In all our patients, irrespective of association with hepatic localization, the peritoneal hydatid cysts were solitary. This could be explained by the fact that the cysts are unilocular in pediatric patients. However, the primary or secondary origin of the peritoneal hydatid cyst cannot be confirmed with absolute certainty. Although the origin could be unimportant, since it does not have any clinical or therapeutic implications, and the only prognostic factor is the number of hydatid cysts and its dissemination. 5

Hydatid serological testing and imaging are the main diagnostic tools. 2 ELISA could also be a suitable serological test to confirm a hydatid cyst, since its sensitivity varies from 95%-97%. 6 In our study, the tests were positive in all cases. Ultrasonography of the abdomen is the most common first-line imaging modality to identify the originating organ and to characterize the cyst. 6 It leads to diagnosis in more than 95% of cases with a sensitivity of 90%-95%. 7 , 8 Computed tomography is another useful modality for the diagnosis and therapeutic planning. 6 It has a high sensitivity of about 95%-100%. 8 Differential diagnosis of intra-abdominal cystic lesions arising from omentum may include ovarian cysts, pancreatic cysts, mesenteric cysts, lymphangiomas, and gastrointestinal duplication cysts. 6

The main treatment goals are to eliminate localized diseases, prevent complications, and minimize the risk of recurrence. Open surgery with complete excision of the cyst remains the treatment of choice for peritoneal echinococcosis, especially with coexistent hepatic cysts. 7 Laparoscopic cyst excision, although technically difficult, is also an option. 6 In our case series, open excision was performed in six patients, and the other four patients were treated by laparoscopy. All patients progressed well, suggesting no preference for either surgical technique. None of the patients were treated with the percutaneous procedure to thoroughly explore the abdominal cavity and to ensure no cyst was overlooked. We considered this procedure too risky, since the cysts were in close proximity to the intestine.

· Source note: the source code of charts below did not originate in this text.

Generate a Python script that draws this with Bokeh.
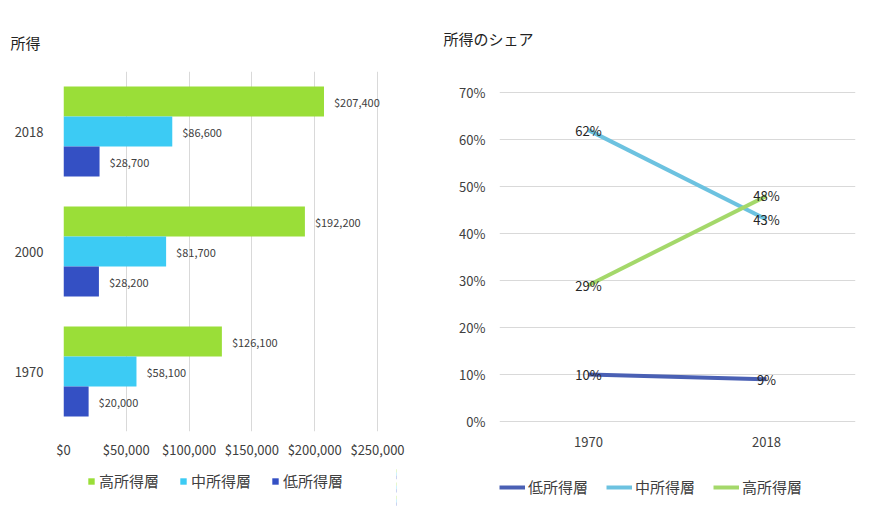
from bokeh.plotting import figure
from bokeh.models import (ColumnDataSource, FactorRange, Range1d,
                          Legend, LegendItem, NumeralTickFormatter, FixedTicker)
from bokeh.transform import dodge
from bokeh.core.properties import value
from bokeh.layouts import row, column
from bokeh.embed import file_html
from bokeh.resources import INLINE

# ---------------- data ----------------
years = ["1970", "2000", "2018"]
high_income = [126100, 192200, 207400]
mid_income = [58100, 81700, 86600]
low_income = [20000, 28200, 28700]
income_ticks = [0, 50000, 100000, 150000, 200000, 250000]

share_years = ["1970", "2018"]
share_low = [0.10, 0.09]
share_mid = [0.62, 0.43]
share_high = [0.29, 0.48]
share_ticks = [0, 0.1, 0.2, 0.3, 0.4, 0.5, 0.6, 0.7]

FONT = "Noto Sans CJK JP"
GREEN, CYAN, BLUE = "#9ade38", "#3ccbf4", "#3450c4"
L_LOW, L_MID, L_HIGH = "#4a60b4", "#6cc2e0", "#a4d86a"
TXT = "#404040"

# ---------------- left: income bars ----------------
src = ColumnDataSource(dict(
    year=years, high=high_income, mid=mid_income, low=low_income,
    high_lbl=["${:,}".format(v) for v in high_income],
    mid_lbl=["${:,}".format(v) for v in mid_income],
    low_lbl=["${:,}".format(v) for v in low_income],
))

p1 = figure(frame_width=333, frame_height=360, y_range=FactorRange(*years),
            x_range=Range1d(0, 265127), title="所得",
            output_backend="svg", toolbar_location=None,
            min_border_left=63, min_border_right=44, min_border_top=71, min_border_bottom=36)
p1.title.align = "left"
p1.title.offset = -53
p1.title.standoff = 38
p1.title.text_font = FONT
p1.title.text_font_size = "15px"
p1.title.text_font_style = "normal"
p1.title.text_color = "#222222"
p1.outline_line_color = None
p1.ygrid.grid_line_color = None
p1.xgrid.grid_line_color = "#d9d9d9"
p1.xaxis.ticker = FixedTicker(ticks=income_ticks)
p1.xaxis.formatter = NumeralTickFormatter(format="$0,0")
for ax in (p1.xaxis, p1.yaxis):
    ax.axis_line_color = None
    ax.major_tick_line_color = None
    ax.minor_tick_line_color = None
    ax.major_tick_out = 0
    ax.major_label_text_font = FONT
    ax.major_label_text_font_size = "13px"
    ax.major_label_text_color = TXT
p1.xaxis.major_label_standoff = 8
p1.yaxis.major_label_standoff = 20

bar_specs = (("high", 0.25, GREEN), ("mid", 0.0, CYAN), ("low", -0.25, BLUE))
for col, off, c in bar_specs:
    p1.hbar(y=dodge("year", off, range=p1.y_range), right=col, left=0, height=0.25,
            source=src, fill_color=c, line_color=None)
    p1.text(x=col, y=dodge("year", off, range=p1.y_range), text=col + "_lbl", source=src,
            x_offset=10, text_baseline="middle", text_align="left",
            text_font=value(FONT), text_font_size="11px", text_color=TXT)

# legend strip under the bar chart (same data, bars kept out of view)
l1 = figure(width=440, height=40, y_range=FactorRange(*years), x_range=Range1d(-2, -1),
            output_backend="svg", toolbar_location=None,
            min_border_left=0, min_border_right=0, min_border_top=0, min_border_bottom=0)
l1.axis.visible = False
l1.grid.visible = False
l1.outline_line_color = None
leg_r1 = {}
for col, off, c in bar_specs:
    leg_r1[col] = l1.hbar(y=dodge("year", off, range=l1.y_range), right=col, left=0,
                          height=0.25, source=src, fill_color=c, line_color=None)
l1.add_layout(Legend(items=[LegendItem(label="高所得層", renderers=[leg_r1["high"]]),
                            LegendItem(label="中所得層", renderers=[leg_r1["mid"]]),
                            LegendItem(label="低所得層", renderers=[leg_r1["low"]])],
                     orientation="horizontal", location=(24, 16), nrows=1,
                     glyph_width=8, glyph_height=8, label_standoff=4, spacing=20,
                     label_text_font=FONT, label_text_font_size="15px", label_text_color=TXT,
                     border_line_color=None, background_fill_alpha=0, padding=0, margin=0),
              "center")

# ---------------- right: share lines ----------------
p2 = figure(frame_width=356, frame_height=360, x_range=FactorRange(*share_years),
            y_range=Range1d(-0.0213, 0.7447), title="所得のシェア",
            output_backend="svg", toolbar_location=None,
            min_border_left=59, min_border_right=20, min_border_top=71, min_border_bottom=36)
p2.title.align = "left"
p2.title.offset = -56
p2.title.standoff = 46
p2.title.text_font = FONT
p2.title.text_font_size = "15px"
p2.title.text_font_style = "normal"
p2.title.text_color = "#222222"
p2.outline_line_color = None
p2.xgrid.grid_line_color = None
p2.ygrid.grid_line_color = "#d9d9d9"
p2.yaxis.ticker = FixedTicker(ticks=share_ticks)
p2.yaxis.formatter = NumeralTickFormatter(format="0%")
for ax in (p2.xaxis, p2.yaxis):
    ax.axis_line_color = None
    ax.major_tick_line_color = None
    ax.minor_tick_line_color = None
    ax.major_tick_out = 0
    ax.major_label_text_font = FONT
    ax.major_label_text_font_size = "13px"
    ax.major_label_text_color = TXT
p2.xaxis.major_label_standoff = 5
p2.yaxis.major_label_standoff = 14

src2 = ColumnDataSource(dict(
    year=share_years, low=share_low, mid=share_mid, high=share_high,
    low_lbl=["{:.0%}".format(v) for v in share_low],
    mid_lbl=["{:.0%}".format(v) for v in share_mid],
    high_lbl=["{:.0%}".format(v) for v in share_high],
))
line_specs = (("low", L_LOW), ("mid", L_MID), ("high", L_HIGH))
for col, c in line_specs:
    p2.line(x="year", y=col, source=src2, line_color=c, line_width=4)
for col, c in line_specs:
    p2.text(x="year", y=col, text=col + "_lbl", source=src2, text_align="center",
            text_baseline="middle", text_font=value(FONT), text_font_size="13px",
            text_color="#262626")

# legend strip under the line chart (same data, lines kept out of view)
l2 = figure(width=435, height=40, x_range=FactorRange(*share_years), y_range=Range1d(5, 6),
            output_backend="svg", toolbar_location=None,
            min_border_left=0, min_border_right=0, min_border_top=0, min_border_bottom=0)
l2.axis.visible = False
l2.grid.visible = False
l2.outline_line_color = None
leg_r2 = {}
for col, c in line_specs:
    leg_r2[col] = l2.line(x="year", y=col, source=src2, line_color=c, line_width=4)
l2.add_layout(Legend(items=[LegendItem(label="低所得層", renderers=[leg_r2["low"]]),
                            LegendItem(label="中所得層", renderers=[leg_r2["mid"]]),
                            LegendItem(label="高所得層", renderers=[leg_r2["high"]])],
                     orientation="horizontal", location=(0, 10), nrows=1,
                     glyph_width=26, glyph_height=10, label_standoff=3, spacing=18,
                     label_text_font=FONT, label_text_font_size="15px", label_text_color=TXT,
                     border_line_color=None, background_fill_alpha=0, padding=0, margin=0),
              "center")

layout = row(column(p1, l1), column(p2, l2))
open("out.html", "w").write(file_html(layout, INLINE))
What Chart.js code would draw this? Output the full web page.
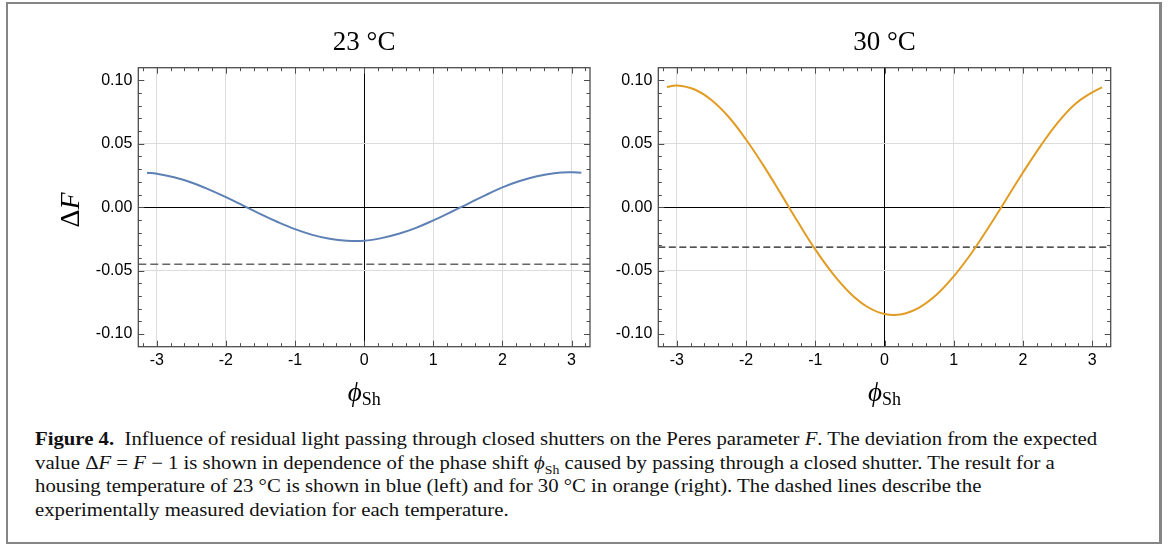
<!DOCTYPE html>
<html>
<head>
<meta charset="utf-8">
<script src="https://cdn.jsdelivr.net/npm/chart.js@4.4.1/dist/chart.umd.min.js"></script>
<style>
    body { margin: 0; background: #fff; width: 1174px; height: 544px; position: relative; overflow: hidden; }
    #frame { position: absolute; left: 6px; top: 2px; width: 1156px; height: 542px; box-sizing: border-box;
             border: 2px solid #858585; border-right-width: 3px; }
    #c23 { position: absolute; left: 0; top: 0; }
    #c30 { position: absolute; left: 600px; top: 0; }
    #caption { position: absolute; left: 35px; top: 428px; font-family: "Liberation Serif", serif; font-size: 18px;
               line-height: 23.5px; color: #111; white-space: nowrap; transform-origin: 0 0; }
    #caption sub { font-size: 12px; line-height: 0; }
</style>
</head>
<body>
<div id="frame"></div>
<canvas id="c23" width="600" height="420"></canvas>
<canvas id="c30" width="520" height="420"></canvas>
<div id="caption">
    <div id="line1"><b>Figure 4.</b>&nbsp;&nbsp;Influence of residual light passing through closed shutters on the Peres parameter <i>F</i>. The deviation from the expected</div>
    <div>value Δ<i>F</i> = <i>F</i> − 1 is shown in dependence of the phase shift <i>ϕ</i><sub>Sh</sub> caused by passing through a closed shutter. The result for a</div>
    <div>housing temperature of 23 °C is shown in blue (left) and for 30 °C in orange (right). The dashed lines describe the</div>
    <div>experimentally measured deviation for each temperature.</div>
</div>
<script>
    var xMin = -3.267, xMax = 3.267;
    var yMin = -0.11, yMax = 0.11;
    var xTicks = [-3, -2, -1, 0, 1, 2, 3];
    var yTicks = [-0.1, -0.05, 0, 0.05, 0.1];

    var phi = [-3.1416, -3, -2.75, -2.5, -2.25, -2, -1.75, -1.5, -1.25, -1, -0.75, -0.5, -0.25,
               0, 0.25, 0.5, 0.75, 1, 1.25, 1.5, 1.75, 2, 2.25, 2.5, 2.75, 3, 3.1416];
    var dF23 = [0.0272, 0.0264, 0.0236, 0.0195, 0.0141, 0.0079, 0.0013, -0.0054, -0.0117, -0.0173, -0.0218, -0.0249, -0.0264,
                -0.0264, -0.0244, -0.0210, -0.0163, -0.0104, -0.0040, 0.0027, 0.0093, 0.0156, 0.0206, 0.0244, 0.0268, 0.0275, 0.0272];
    var dF30 = [0.0948, 0.0960, 0.0930, 0.0845, 0.0711, 0.0534, 0.0330, 0.0109, -0.0117, -0.0333, -0.0522, -0.0676, -0.0785,
                -0.0842, -0.0844, -0.0792, -0.0691, -0.0545, -0.0367, -0.0162, 0.0055, 0.0274, 0.0480, 0.0665, 0.0812, 0.0906, 0.0945];
    var measured23 = -0.045;
    var measured30 = -0.0315;

    var tickFont = { family: "'Liberation Sans', Arial, sans-serif", size: 16 };
    var serif = "'Liberation Serif', 'DejaVu Serif', serif";

    // Mathematica style frame with inward ticks on all four sides
    var framePlugin = {
        id: "frame",
        afterDatasetsDraw: function (chart) {
            var a = chart.chartArea, ctx = chart.ctx, xs = chart.scales.x, ys = chart.scales.y;
            ctx.save();
            ctx.strokeStyle = "#4d4d4d";
            ctx.lineWidth = 1;
            ctx.beginPath();
            for (var k = -16; k <= 16; k++) {
                var px = Math.round(xs.getPixelForValue(k * 0.2)) + 0.5;
                var len = k % 5 === 0 ? 6 : 3.5;
                ctx.moveTo(px, a.bottom); ctx.lineTo(px, a.bottom - len);
                ctx.moveTo(px, a.top); ctx.lineTo(px, a.top + len);
            }
            for (var j = -10; j <= 10; j++) {
                var py = Math.round(ys.getPixelForValue(j * 0.01)) + 0.5;
                var l2 = j % 5 === 0 ? 6 : 3.5;
                ctx.moveTo(a.left, py); ctx.lineTo(a.left + l2, py);
                ctx.moveTo(a.right, py); ctx.lineTo(a.right - l2, py);
            }
            ctx.stroke();
            ctx.lineWidth = 1.3;
            ctx.strokeRect(a.left, a.top, a.right - a.left, a.bottom - a.top);
            ctx.restore();
        }
    };

    // axis labels with mixed italic / roman and a subscript
    var labelPlugin = {
        id: "labels",
        afterDraw: function (chart, args, opts) {
            var a = chart.chartArea, ctx = chart.ctx;
            ctx.save();
            ctx.fillStyle = "#000";
            ctx.textBaseline = "alphabetic";
            var cx = (a.left + a.right) / 2;
            ctx.font = "italic 27px " + serif;
            var w1 = ctx.measureText("ϕ").width;
            ctx.font = "18px " + serif;
            var w2 = ctx.measureText("Sh").width;
            var x0 = cx - (w1 + w2) / 2;
            ctx.font = "italic 27px " + serif;
            ctx.fillText("ϕ", x0, 401);
            ctx.font = "18px " + serif;
            ctx.fillText("Sh", x0 + w1, 405);
            if (opts.yLabel) {
                ctx.translate(79, 210);
                ctx.rotate(-Math.PI / 2);
                ctx.font = "28px " + serif;
                var d = ctx.measureText("Δ").width;
                ctx.font = "italic 28px " + serif;
                var f = ctx.measureText("F").width;
                ctx.font = "28px " + serif;
                ctx.fillText("Δ", -(d + f) / 2, 0);
                ctx.font = "italic 28px " + serif;
                ctx.fillText("F", -(d + f) / 2 + d, 0);
            }
            ctx.restore();
        }
    };

    function makeChart(id, title, values, colour, measured, dashColour, dashWidth, dash, yWidth, rightPad, yLabel) {
        var curve = phi.map(function (x, i) { return { x: x, y: values[i] }; });
        new Chart(document.getElementById(id), {
            type: "line",
            data: {
                datasets: [
                    { data: curve, borderColor: colour, borderWidth: 2, pointRadius: 0, tension: 0.4, fill: false },
                    { data: [{ x: xMin, y: measured }, { x: xMax, y: measured }], borderColor: dashColour,
                      borderWidth: dashWidth, borderDash: dash, pointRadius: 0, fill: false }
                ]
            },
            options: {
                responsive: false,
                animation: false,
                devicePixelRatio: 1,
                layout: { padding: { left: 0, right: rightPad, top: 0, bottom: 0 } },
                plugins: {
                    legend: { display: false },
                    tooltip: { enabled: false },
                    title: {
                        display: true, text: title, fullSize: false, color: "#000",
                        font: { family: serif, size: 27, weight: "normal", lineHeight: 1.2 },
                        padding: { top: 27, bottom: 8.3 }
                    },
                    labels: { yLabel: yLabel }
                },
                scales: {
                    x: {
                        type: "linear", min: xMin, max: xMax,
                        afterBuildTicks: function (s) { s.ticks = xTicks.map(function (v) { return { value: v }; }); },
                        afterFit: function (s) { s.height = 73.3; },
                        ticks: { font: tickFont, color: "#000", padding: 4, maxRotation: 0,
                                 callback: function (v) { return String(v); } },
                        grid: { drawTicks: false, lineWidth: 1,
                                color: function (c) { return c.tick && c.tick.value === 0 ? "#000" : "#dcdcdc"; } },
                        border: { display: false }
                    },
                    y: {
                        type: "linear", min: yMin, max: yMax,
                        afterBuildTicks: function (s) { s.ticks = yTicks.map(function (v) { return { value: v }; }); },
                        afterFit: function (s) { s.width = yWidth; },
                        ticks: { font: tickFont, color: "#000", padding: 6,
                                 callback: function (v) { return v.toFixed(2); } },
                        grid: { drawTicks: false, lineWidth: 1,
                                color: function (c) {
                                    if (!c.tick) return "#dcdcdc";
                                    if (c.tick.value === 0) return "#000";
                                    return Math.abs(c.tick.value) > 0.09 ? "rgba(0,0,0,0)" : "#dcdcdc";
                                } },
                        border: { display: false }
                    }
                }
            },
            plugins: [framePlugin, labelPlugin]
        });
    }

    makeChart("c23", "23 °C", dF23, "#5E81B5", measured23, "#666666", 1.6, [8, 4], 138.3, 10, true);
    makeChart("c30", "30 °C", dF30, "#E19C24", measured30, "#1a1a1a", 1.1, [7, 3.5], 58.3, 9.3, false);

    // fit the caption's first line to the width it takes in the figure
    var line1 = document.getElementById("line1");
    var s = 1062 / line1.getBoundingClientRect().width;
    document.getElementById("caption").style.transform = "scaleX(" + s.toFixed(4) + ")";
</script>
</body>
</html>
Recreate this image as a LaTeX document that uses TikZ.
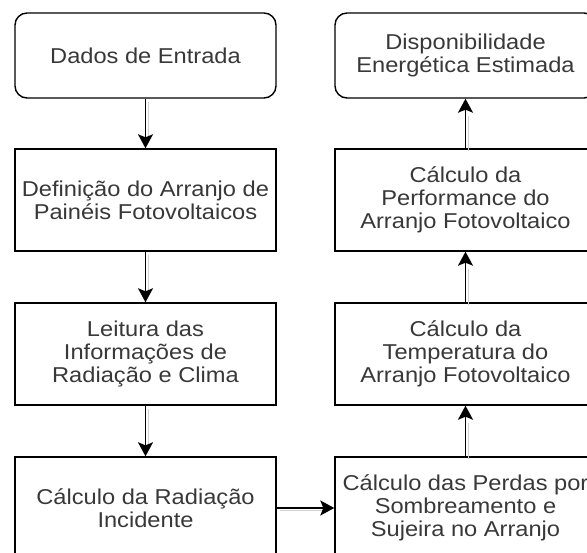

There is no consensus on the exact indications for anthelmintic therapy. Albendazole suppresses parasite growth following inoculation of protoscolices into the peritoneum. Therefore, the combination of preoperative albendazole therapy, surgery, and postoperative albendazole therapy seems to be the treatment of choice to prevent recurrences. 2 A previous study recommended the use of albendazole except in cases, where the patient is not fit for surgery or the cyst size is small or located deep within the body. 8 It is also proposed that surgical excision, with or without adjuvant antiparasitic therapy, is the best treatment modality with a low recurrence rate. 8 In our study, postoperative albendazole (10 mg/kg body weight) was administered for three months, and no recurrence was detected in any of the patients. As the main strength of our study, we demonstrated that both open and laparoscopic excisions of peritoneal cysts in combination with anthelmintic therapy are safe and effective.

Conclusion

The peritoneal hydatidosis is a rare localization of hydatid disease in children. It is often secondary to the rupture (spontaneous or accidental during surgery) of primary hepatic or splenic cysts. Its clinical manifestations are dominated by abdominal pain. Pediatricians and pediatric surgeons must be aware of peritoneal hydatidosis and localization of hydatid disease for timely diagnosis and to avoid life-threatening complications. Diagnostic modalities are an abdominal ultrasound, computed tomography, and hydatid serological test. Both open and laparoscopic excisions are safe and should be combined with pharmacological treatment to prevent recurrences.